Le mont Saint-Quentin est troué de galeries, hérissé de forts, passé et repassé à la moulinette des guerres, de l’Histoire, Georges dit qu’on y brûlait des sorcières, là-haut, autrefois. On y pratiquait le sabbat. Mais aussi, toujours et toujours, les guerres. La dernière est encore bien visible. On tombe sur un blockhaus, sur le bulbe métallique d’une galerie, sur une coque d’acier percée de trous pour les mitraillettes, c’est une structure demi-sphérique assez large, de ce même fer que mon carré de chocolat, brun léger et mat, et griffé. Le métal porte encore les cicatrices d’obus.
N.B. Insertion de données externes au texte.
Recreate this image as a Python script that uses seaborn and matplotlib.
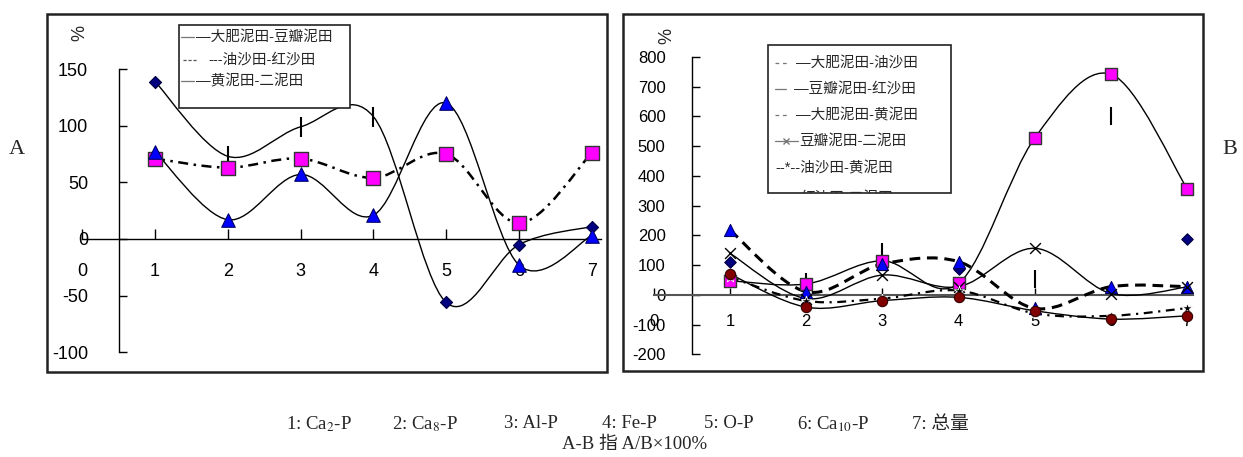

Oh, et j’oubliais, plus tôt, dans la nature, la forêt, on a passé de gros trous, tout ronds, bien profonds, recouverts de feuilles, et tout le monde, en passant, l’un après l’autre, a demandé : – C’est des trous d’obus ? Mais Georges n’était pas sûr.

Oui, ici, le sol est creux, sillonné de galeries – mais ce n’est pas la ligne Maginot, plus au nord.

Surgissant dans l’herbe, il y a ces postes de tir, pour défendre une dernière fois, et tant pis pour la guerre, tant pis pour l’honneur, pour la vie, ce sacré mont Saint-Quentin et cette Lorraine ouverte à tous les vents, envahie et ré-envahie, qu’on perdra à nouveau.

Nous redescendons et laissons les signes de l’Histoire derrière nous.

Nous retraversons la forêt et les plateaux, nous retrouvons un chemin qui ramène au village.

« Autrefois », dit Georges, « autrefois, de là-haut, du plateau, on pouvoir voir rougeoyer les hauts-fourneaux d’Uckange, d’Hayange, d’Hagondange, là-haut, vers le nord ».

« Tout était illuminé ».

 

Mais il n’y a plus rien, bien sûr, maintenant.